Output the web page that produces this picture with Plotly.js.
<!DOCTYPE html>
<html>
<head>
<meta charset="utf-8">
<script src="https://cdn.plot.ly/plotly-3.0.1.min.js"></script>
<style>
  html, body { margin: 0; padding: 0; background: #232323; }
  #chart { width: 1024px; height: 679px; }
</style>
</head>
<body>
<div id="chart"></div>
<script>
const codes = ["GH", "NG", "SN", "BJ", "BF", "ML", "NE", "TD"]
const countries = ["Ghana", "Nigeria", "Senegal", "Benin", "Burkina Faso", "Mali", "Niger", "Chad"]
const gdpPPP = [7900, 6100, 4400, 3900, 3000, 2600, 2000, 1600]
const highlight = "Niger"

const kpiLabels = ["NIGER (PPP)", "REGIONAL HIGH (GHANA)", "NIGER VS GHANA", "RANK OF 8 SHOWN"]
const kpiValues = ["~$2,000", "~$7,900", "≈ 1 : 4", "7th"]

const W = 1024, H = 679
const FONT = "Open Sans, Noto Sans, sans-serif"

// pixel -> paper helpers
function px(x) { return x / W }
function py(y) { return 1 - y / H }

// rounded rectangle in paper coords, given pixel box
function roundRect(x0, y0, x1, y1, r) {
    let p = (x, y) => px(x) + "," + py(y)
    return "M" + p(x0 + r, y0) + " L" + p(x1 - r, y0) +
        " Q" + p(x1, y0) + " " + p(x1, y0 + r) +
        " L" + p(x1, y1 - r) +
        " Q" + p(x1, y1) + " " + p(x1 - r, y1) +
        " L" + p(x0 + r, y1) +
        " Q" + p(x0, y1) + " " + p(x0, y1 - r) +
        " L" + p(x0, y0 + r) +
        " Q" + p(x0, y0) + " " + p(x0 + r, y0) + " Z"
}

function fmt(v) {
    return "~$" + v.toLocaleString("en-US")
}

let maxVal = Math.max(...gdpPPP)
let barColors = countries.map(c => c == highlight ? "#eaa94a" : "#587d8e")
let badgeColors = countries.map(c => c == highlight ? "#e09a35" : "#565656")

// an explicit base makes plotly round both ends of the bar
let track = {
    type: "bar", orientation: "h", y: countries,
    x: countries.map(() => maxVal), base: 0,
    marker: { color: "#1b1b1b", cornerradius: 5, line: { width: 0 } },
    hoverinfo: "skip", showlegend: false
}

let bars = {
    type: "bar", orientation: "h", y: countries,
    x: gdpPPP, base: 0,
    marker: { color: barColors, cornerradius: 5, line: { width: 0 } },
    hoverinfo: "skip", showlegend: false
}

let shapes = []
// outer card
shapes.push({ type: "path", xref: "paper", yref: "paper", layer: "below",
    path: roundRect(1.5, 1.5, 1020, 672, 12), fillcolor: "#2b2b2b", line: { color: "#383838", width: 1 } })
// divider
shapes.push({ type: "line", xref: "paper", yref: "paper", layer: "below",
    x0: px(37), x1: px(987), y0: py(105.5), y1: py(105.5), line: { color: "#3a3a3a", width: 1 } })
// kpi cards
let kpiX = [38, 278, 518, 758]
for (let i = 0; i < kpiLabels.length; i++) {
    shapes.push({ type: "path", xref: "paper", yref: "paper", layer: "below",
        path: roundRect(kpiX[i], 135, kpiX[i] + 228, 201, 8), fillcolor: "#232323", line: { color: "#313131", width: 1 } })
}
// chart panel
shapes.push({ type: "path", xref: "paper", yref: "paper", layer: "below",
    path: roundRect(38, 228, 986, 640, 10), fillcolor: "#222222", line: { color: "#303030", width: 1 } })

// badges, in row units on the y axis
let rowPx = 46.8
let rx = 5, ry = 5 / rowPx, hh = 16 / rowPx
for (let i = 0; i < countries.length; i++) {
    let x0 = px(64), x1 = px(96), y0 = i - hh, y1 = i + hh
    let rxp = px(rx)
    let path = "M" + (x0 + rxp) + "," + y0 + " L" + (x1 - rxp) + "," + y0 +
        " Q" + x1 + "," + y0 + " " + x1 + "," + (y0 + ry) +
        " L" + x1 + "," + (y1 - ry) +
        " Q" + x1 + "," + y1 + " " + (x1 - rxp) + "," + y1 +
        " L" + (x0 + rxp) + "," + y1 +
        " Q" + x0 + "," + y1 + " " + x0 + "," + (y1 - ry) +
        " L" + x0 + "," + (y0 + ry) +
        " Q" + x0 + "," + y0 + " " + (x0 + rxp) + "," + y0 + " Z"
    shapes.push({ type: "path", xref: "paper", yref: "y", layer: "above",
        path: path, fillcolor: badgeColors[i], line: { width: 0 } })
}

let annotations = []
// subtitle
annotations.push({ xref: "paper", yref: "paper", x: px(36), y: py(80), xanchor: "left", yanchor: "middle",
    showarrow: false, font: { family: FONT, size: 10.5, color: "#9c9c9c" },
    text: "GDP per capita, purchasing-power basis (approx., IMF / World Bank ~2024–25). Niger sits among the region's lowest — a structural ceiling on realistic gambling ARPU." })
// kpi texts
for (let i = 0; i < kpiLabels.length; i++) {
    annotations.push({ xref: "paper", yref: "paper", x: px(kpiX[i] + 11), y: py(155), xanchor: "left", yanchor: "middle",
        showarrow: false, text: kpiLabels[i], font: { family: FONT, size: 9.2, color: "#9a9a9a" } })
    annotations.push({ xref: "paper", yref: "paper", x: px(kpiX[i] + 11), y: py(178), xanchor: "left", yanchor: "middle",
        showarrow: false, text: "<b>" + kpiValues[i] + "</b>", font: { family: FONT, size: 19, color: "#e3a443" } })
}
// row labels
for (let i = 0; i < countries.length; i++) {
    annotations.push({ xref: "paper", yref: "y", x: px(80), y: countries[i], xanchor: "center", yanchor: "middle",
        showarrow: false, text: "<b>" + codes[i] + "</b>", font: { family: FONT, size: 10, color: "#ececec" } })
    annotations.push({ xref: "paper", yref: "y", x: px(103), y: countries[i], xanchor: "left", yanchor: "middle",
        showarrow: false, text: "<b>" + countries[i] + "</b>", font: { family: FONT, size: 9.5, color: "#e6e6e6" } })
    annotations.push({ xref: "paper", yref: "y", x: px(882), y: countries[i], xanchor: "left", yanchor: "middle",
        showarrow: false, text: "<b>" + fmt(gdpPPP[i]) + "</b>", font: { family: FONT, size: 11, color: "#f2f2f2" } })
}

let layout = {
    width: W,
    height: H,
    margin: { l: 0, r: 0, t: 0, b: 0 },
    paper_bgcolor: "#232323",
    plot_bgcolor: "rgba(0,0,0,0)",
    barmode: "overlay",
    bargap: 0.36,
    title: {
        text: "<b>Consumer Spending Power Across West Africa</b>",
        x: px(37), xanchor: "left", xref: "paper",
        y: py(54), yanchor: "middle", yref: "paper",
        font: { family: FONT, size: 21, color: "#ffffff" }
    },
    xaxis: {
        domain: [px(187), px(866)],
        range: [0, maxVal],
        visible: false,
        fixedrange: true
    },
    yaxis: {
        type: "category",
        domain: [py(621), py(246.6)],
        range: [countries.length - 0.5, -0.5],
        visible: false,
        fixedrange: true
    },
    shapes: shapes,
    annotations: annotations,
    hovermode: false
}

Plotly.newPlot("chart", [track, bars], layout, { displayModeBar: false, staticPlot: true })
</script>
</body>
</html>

+++++

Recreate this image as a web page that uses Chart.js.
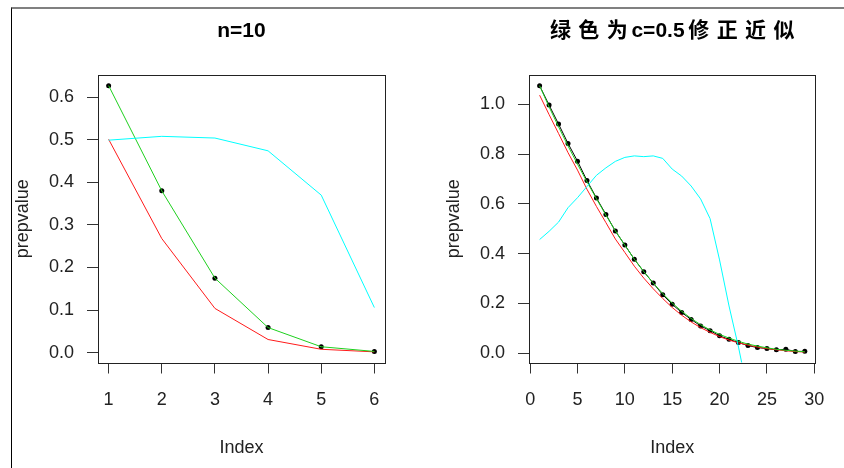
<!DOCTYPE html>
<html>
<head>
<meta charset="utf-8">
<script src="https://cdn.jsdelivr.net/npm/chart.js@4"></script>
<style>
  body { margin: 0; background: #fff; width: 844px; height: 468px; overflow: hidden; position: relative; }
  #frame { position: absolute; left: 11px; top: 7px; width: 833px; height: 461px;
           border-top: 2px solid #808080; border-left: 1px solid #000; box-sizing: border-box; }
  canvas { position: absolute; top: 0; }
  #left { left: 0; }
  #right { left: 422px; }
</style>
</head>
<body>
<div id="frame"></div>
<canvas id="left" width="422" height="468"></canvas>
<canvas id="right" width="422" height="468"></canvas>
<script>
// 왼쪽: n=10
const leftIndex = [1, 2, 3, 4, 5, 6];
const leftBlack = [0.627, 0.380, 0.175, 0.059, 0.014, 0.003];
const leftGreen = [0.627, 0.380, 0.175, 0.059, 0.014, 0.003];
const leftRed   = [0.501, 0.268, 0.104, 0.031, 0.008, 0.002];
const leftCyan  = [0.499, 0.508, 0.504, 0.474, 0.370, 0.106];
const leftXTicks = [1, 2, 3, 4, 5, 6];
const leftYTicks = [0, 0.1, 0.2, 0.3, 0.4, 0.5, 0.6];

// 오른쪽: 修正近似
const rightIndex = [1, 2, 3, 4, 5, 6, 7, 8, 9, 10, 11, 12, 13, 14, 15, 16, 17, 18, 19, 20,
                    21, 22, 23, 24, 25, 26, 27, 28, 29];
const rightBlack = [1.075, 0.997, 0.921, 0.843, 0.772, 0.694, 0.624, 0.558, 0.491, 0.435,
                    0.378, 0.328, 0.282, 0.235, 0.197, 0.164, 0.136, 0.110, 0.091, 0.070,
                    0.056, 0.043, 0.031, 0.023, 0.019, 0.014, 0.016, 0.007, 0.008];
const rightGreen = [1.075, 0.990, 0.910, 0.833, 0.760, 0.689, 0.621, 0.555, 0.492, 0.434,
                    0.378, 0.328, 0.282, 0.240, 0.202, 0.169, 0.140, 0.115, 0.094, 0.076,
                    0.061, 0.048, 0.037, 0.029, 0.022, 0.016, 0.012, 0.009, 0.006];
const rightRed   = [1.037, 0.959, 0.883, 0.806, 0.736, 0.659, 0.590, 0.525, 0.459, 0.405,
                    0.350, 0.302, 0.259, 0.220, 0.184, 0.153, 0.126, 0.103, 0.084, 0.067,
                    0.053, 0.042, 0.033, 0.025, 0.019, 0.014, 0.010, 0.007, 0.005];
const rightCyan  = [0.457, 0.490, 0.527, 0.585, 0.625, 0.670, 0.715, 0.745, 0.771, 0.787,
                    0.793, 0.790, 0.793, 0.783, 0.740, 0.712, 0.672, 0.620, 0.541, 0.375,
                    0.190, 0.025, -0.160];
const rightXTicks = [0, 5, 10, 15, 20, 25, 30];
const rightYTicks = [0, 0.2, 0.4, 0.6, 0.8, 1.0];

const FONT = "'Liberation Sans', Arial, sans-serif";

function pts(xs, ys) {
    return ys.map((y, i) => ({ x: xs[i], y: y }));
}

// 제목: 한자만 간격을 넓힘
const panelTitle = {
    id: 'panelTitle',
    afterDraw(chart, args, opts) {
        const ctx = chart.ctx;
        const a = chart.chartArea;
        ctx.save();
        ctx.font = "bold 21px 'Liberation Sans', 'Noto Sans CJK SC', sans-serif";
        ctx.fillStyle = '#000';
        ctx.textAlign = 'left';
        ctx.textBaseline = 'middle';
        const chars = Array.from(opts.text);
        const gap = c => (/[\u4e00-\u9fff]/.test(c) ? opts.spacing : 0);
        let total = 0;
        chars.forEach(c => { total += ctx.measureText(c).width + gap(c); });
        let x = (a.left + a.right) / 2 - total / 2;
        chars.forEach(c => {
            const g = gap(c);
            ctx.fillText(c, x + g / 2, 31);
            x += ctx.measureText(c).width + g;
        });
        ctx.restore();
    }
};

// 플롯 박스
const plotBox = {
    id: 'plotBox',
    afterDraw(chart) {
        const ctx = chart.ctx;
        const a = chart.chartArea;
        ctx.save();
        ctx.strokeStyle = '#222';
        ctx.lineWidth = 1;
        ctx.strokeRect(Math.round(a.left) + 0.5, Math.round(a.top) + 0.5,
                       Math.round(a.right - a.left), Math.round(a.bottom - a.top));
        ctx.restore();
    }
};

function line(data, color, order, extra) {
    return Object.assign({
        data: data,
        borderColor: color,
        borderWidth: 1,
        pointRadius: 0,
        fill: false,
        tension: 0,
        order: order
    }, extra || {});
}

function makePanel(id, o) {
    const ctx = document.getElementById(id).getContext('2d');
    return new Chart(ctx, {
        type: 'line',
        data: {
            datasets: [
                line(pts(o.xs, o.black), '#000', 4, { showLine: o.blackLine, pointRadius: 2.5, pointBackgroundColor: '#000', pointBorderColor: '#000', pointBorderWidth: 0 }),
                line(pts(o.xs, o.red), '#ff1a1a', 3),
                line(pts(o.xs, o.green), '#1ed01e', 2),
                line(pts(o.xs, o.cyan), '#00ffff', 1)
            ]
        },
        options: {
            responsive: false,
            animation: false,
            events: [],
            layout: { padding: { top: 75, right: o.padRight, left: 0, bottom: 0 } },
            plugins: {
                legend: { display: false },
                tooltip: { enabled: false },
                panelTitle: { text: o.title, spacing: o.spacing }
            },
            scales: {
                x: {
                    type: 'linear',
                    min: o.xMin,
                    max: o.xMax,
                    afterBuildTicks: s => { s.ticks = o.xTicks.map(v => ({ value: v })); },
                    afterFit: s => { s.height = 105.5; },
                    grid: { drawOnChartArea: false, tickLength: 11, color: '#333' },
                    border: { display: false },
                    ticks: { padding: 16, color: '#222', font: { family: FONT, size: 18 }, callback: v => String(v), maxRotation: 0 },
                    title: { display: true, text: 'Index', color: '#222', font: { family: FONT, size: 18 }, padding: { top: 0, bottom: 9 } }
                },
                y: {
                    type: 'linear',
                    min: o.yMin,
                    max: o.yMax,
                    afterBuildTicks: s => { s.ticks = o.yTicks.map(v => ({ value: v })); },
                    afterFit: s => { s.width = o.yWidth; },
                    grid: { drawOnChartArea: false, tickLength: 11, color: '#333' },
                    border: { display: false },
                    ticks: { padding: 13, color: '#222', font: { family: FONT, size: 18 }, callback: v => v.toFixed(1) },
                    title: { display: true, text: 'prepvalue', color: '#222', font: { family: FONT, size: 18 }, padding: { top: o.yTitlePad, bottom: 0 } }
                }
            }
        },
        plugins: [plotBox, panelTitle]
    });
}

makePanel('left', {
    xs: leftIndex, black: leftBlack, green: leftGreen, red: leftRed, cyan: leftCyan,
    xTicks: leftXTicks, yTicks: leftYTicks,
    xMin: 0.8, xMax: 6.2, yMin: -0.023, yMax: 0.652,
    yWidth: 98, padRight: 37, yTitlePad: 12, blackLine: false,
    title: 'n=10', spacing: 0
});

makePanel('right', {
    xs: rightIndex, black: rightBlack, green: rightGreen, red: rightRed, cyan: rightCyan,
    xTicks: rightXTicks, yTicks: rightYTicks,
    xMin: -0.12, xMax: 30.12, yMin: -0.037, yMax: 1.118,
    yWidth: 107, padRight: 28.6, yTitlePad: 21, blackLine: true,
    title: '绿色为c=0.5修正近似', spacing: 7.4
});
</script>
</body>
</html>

+++++

▸ **Exercise task**
Print exactly what appears from the line holding "Recreate this image" down to the line holding "const leftYTicks = [0, 0.1, 0.2, 0.3, 0.4, 0.5, 0.6];", both ends kept, leaving out the pictures.

▸ **Reply**
Recreate this image as a web page that uses Chart.js.
<!DOCTYPE html>
<html>
<head>
<meta charset="utf-8">
<script src="https://cdn.jsdelivr.net/npm/chart.js@4"></script>
<style>
  body { margin: 0; background: #fff; width: 844px; height: 468px; overflow: hidden; position: relative; }
  #frame { position: absolute; left: 11px; top: 7px; width: 833px; height: 461px;
           border-top: 2px solid #808080; border-left: 1px solid #000; box-sizing: border-box; }
  canvas { position: absolute; top: 0; }
  #left { left: 0; }
  #right { left: 422px; }
</style>
</head>
<body>
<div id="frame"></div>
<canvas id="left" width="422" height="468"></canvas>
<canvas id="right" width="422" height="468"></canvas>
<script>
// 왼쪽: n=10
const leftIndex = [1, 2, 3, 4, 5, 6];
const leftBlack = [0.627, 0.380, 0.175, 0.059, 0.014, 0.003];
const leftGreen = [0.627, 0.380, 0.175, 0.059, 0.014, 0.003];
const leftRed   = [0.501, 0.268, 0.104, 0.031, 0.008, 0.002];
const leftCyan  = [0.499, 0.508, 0.504, 0.474, 0.370, 0.106];
const leftXTicks = [1, 2, 3, 4, 5, 6];
const leftYTicks = [0, 0.1, 0.2, 0.3, 0.4, 0.5, 0.6];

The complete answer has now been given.